Derryhivenny Castle was built in 1643 by Daniel O’Madden, a member of the powerful O’Madden clan that ruled the lands around Derryhivenny from around the year 950 to the middle of the 17th century. The castle showcases some of the features of the late Jacobean style, such as the diagonally disposed chimney-stacks and the mullioned windows.
A tower house is a type of fortified residence that was common in Ireland from the early 15th to the 17th centuries. Tower houses were usually built by the local lords or chieftains as a symbol of their status and power, as well as a defense against raids and invasions. Tower houses typically had four or five storeys, with a single room on each floor. The ground floor was used for storage, while the upper floors were used for living quarters, with fireplaces, windows and latrines. The top floor often had a wall walk and crenellations for defense. Tower houses were usually surrounded by a bawn, a walled enclosure that contained other buildings such as stables, barns and cottages.
At Derryhivenny Castle, the date of building is known from an inscription on one of its bartizan corbels: **D:O’M ME:FIERI:FECIT 1643** (Daniel O’Madden made me in 1643). The castle is well preserved and still retains most of its original features, such as the vaults on all four storeys, the fireplaces, the windows and the chimney-stacks. It is located in a scenic and peaceful area, on the west bank of the Shannon river, near Portumna. The castle offers a stunning view of the surrounding countryside and the water.

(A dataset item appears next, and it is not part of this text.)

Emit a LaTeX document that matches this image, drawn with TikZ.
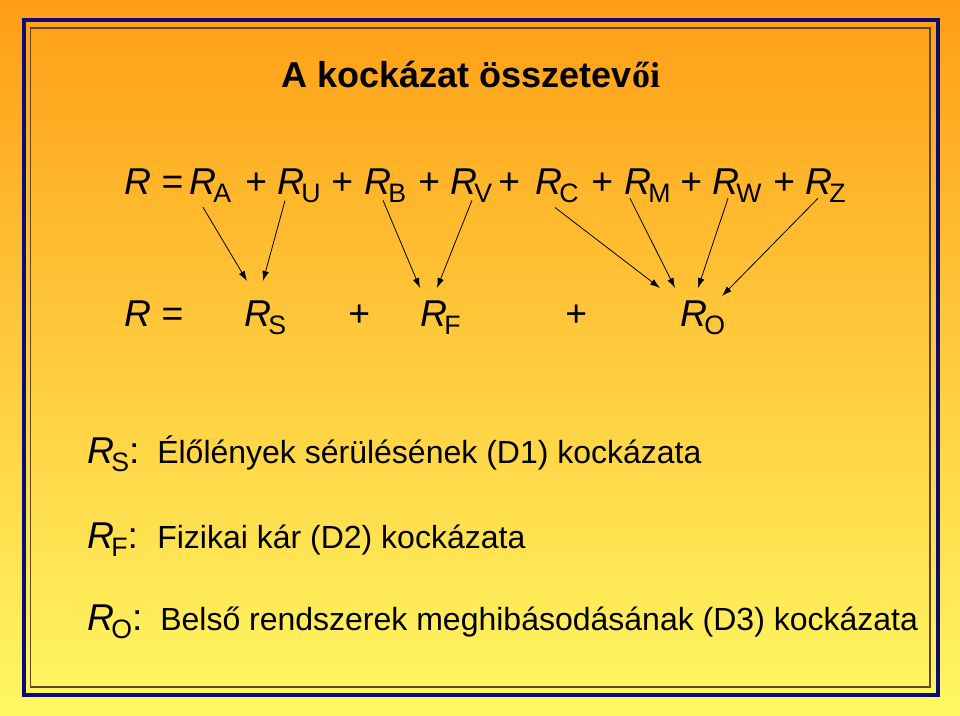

Derryhivenny Castle is open to the public and free to visit. However, it is not easily accessible and requires walking across private farmland, so the landowner’s permission should be sought in advance. Derryhivenny Castle is a testament to the rich and turbulent history of Ireland, as well as a beautiful example of architecture and craftsmanship. If you are looking for an off-the-beaten-path adventure in Ireland, you should definitely visit Derryhivenny Castle!